[Code that draws figures]
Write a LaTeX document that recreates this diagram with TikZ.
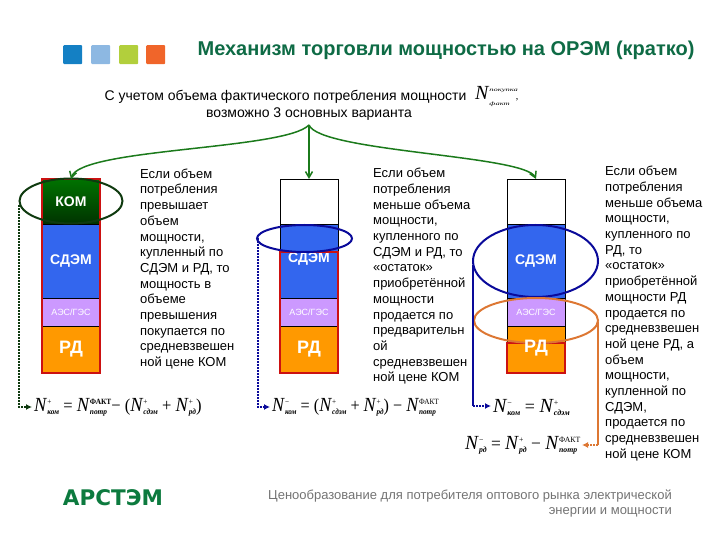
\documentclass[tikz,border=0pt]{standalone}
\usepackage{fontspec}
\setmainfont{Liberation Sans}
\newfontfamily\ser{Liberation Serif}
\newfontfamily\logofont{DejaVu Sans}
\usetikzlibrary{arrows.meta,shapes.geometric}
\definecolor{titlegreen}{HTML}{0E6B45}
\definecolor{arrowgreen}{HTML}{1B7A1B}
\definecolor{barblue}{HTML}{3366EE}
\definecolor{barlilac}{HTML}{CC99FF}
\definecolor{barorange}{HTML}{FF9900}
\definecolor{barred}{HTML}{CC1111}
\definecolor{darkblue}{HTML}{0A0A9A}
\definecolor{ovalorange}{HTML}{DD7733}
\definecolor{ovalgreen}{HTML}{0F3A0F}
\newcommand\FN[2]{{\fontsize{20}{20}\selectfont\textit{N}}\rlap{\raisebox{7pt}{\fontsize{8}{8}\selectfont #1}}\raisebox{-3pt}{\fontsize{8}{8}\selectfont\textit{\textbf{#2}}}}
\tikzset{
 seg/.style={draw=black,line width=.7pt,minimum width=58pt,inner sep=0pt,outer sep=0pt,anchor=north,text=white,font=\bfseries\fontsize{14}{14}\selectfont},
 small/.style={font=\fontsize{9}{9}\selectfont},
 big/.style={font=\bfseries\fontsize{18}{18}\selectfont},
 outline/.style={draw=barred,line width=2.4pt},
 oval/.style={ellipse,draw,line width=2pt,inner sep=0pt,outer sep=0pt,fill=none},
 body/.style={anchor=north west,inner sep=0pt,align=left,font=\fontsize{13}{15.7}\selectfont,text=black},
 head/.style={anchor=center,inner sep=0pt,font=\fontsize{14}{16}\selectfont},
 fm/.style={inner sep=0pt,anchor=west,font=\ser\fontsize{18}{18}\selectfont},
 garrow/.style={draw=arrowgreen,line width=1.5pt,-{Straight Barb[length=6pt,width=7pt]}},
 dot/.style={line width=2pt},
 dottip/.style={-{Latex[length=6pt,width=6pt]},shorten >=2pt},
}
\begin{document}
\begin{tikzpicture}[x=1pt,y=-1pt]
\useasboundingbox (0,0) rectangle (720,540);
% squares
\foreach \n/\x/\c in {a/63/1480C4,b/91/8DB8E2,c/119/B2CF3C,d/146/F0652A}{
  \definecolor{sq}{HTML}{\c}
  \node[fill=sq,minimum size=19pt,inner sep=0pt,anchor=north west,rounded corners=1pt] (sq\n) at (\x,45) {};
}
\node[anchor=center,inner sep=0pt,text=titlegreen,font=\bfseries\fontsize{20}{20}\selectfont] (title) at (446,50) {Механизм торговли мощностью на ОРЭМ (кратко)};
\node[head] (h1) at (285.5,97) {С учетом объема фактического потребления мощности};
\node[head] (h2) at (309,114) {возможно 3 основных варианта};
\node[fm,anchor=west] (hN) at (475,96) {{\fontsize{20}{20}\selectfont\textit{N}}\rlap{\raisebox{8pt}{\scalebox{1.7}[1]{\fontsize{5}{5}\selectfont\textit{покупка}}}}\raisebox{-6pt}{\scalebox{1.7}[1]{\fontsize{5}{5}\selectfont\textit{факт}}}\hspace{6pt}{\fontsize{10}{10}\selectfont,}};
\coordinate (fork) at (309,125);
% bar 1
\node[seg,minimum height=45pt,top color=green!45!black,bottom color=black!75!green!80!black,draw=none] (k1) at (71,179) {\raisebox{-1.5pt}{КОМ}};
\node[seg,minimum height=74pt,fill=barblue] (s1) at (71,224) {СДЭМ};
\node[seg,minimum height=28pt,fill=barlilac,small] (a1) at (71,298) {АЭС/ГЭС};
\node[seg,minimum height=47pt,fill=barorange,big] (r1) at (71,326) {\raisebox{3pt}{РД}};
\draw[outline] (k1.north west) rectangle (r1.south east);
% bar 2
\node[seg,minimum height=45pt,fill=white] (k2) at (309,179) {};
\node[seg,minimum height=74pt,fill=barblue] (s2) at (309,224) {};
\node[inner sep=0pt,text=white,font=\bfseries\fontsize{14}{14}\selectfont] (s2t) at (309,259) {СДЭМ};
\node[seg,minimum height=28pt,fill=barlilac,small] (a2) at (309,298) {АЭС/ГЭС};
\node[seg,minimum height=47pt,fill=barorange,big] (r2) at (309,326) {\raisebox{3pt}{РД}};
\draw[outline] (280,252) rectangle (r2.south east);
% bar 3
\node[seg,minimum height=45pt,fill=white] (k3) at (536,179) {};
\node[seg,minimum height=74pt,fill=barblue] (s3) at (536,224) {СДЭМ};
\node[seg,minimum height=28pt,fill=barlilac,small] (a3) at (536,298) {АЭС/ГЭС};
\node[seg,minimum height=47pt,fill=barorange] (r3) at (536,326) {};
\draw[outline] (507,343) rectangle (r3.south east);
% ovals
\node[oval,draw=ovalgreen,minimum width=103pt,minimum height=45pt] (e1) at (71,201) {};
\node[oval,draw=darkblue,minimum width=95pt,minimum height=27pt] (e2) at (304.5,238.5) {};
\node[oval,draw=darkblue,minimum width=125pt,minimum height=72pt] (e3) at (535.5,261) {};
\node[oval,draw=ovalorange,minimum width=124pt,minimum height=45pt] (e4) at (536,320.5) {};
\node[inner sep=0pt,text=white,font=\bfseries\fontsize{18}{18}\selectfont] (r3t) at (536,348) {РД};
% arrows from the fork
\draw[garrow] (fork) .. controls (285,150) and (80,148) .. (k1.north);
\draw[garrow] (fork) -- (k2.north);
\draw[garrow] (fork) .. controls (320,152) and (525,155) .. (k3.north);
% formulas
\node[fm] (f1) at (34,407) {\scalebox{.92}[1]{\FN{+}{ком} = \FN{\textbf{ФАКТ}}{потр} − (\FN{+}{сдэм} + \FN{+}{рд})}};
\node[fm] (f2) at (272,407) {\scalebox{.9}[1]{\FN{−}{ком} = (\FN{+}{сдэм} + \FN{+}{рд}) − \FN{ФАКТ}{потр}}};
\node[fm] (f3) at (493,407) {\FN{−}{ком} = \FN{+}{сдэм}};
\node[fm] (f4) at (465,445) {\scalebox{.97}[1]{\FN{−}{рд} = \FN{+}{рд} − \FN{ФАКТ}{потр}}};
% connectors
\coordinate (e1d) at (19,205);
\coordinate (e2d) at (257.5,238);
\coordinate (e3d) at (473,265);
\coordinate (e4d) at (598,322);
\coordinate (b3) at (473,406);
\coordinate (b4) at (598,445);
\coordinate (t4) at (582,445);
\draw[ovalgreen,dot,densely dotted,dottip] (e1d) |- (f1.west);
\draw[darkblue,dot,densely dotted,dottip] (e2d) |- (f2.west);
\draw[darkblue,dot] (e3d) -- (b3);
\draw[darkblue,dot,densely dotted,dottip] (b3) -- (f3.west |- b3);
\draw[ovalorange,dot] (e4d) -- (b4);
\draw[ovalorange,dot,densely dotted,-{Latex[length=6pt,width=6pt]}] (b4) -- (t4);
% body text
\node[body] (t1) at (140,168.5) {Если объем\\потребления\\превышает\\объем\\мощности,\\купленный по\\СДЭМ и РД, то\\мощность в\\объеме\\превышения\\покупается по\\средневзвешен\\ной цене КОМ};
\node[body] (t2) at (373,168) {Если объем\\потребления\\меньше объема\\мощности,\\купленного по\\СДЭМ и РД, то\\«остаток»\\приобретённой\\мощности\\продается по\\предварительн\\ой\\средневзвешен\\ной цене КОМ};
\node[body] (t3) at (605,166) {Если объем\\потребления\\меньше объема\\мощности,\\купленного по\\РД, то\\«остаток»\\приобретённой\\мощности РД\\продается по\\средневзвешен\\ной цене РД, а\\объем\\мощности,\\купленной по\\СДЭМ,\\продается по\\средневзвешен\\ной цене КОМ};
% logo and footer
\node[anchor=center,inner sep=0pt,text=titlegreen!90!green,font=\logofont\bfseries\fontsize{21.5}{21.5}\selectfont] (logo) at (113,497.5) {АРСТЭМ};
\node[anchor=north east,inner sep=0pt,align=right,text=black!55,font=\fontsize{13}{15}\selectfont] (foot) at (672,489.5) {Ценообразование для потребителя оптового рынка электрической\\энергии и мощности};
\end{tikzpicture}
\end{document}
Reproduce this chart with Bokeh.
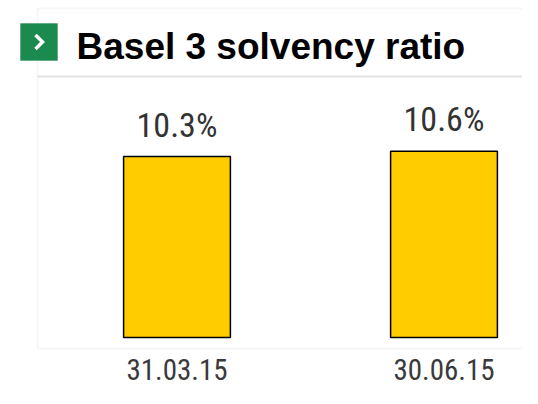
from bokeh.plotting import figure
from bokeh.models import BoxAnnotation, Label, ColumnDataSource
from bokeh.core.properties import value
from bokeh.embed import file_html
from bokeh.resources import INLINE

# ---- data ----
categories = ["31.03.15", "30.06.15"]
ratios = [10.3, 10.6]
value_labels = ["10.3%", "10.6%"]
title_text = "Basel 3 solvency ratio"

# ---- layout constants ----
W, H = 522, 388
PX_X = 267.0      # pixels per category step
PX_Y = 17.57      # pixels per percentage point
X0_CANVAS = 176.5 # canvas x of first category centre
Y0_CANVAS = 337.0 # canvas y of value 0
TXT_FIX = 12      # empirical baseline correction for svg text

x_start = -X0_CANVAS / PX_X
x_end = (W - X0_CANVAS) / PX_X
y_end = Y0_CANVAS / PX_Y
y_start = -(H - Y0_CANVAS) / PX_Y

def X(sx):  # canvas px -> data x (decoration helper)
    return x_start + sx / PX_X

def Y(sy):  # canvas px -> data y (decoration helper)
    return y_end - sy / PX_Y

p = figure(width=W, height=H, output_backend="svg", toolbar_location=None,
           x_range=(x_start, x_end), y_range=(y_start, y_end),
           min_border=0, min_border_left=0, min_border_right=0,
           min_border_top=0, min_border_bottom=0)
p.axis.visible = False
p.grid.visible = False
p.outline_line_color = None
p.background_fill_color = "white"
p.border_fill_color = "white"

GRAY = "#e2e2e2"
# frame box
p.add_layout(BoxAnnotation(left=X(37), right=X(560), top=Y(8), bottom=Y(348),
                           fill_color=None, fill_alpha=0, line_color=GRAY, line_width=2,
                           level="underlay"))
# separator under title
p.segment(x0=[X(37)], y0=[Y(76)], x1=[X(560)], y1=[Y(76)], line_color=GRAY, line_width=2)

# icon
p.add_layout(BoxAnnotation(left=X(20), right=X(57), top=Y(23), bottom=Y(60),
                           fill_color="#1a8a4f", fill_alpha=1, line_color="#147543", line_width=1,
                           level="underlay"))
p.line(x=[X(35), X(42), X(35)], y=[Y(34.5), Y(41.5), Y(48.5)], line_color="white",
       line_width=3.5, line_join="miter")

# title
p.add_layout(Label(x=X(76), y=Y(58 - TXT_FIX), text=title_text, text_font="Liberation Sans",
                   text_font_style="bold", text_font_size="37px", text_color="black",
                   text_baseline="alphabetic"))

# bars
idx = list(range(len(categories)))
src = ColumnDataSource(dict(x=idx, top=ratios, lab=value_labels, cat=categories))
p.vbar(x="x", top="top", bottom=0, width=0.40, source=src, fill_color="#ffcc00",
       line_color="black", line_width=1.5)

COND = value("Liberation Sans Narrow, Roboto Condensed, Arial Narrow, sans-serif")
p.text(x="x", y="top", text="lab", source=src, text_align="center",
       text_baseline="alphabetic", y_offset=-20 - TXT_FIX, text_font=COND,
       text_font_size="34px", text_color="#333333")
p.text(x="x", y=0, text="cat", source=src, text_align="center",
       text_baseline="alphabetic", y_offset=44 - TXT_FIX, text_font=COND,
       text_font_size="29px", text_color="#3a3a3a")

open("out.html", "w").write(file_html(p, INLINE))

*Your objective*: Give again, word for word, the lines from the one that contains "Reproduce this chart with Bokeh." to the one that contains "from bokeh.resources import INLINE", both included. Omit the pictures.

*Solution to this task*:
Reproduce this chart with Bokeh.
from bokeh.plotting import figure
from bokeh.models import BoxAnnotation, Label, ColumnDataSource
from bokeh.core.properties import value
from bokeh.embed import file_html
from bokeh.resources import INLINE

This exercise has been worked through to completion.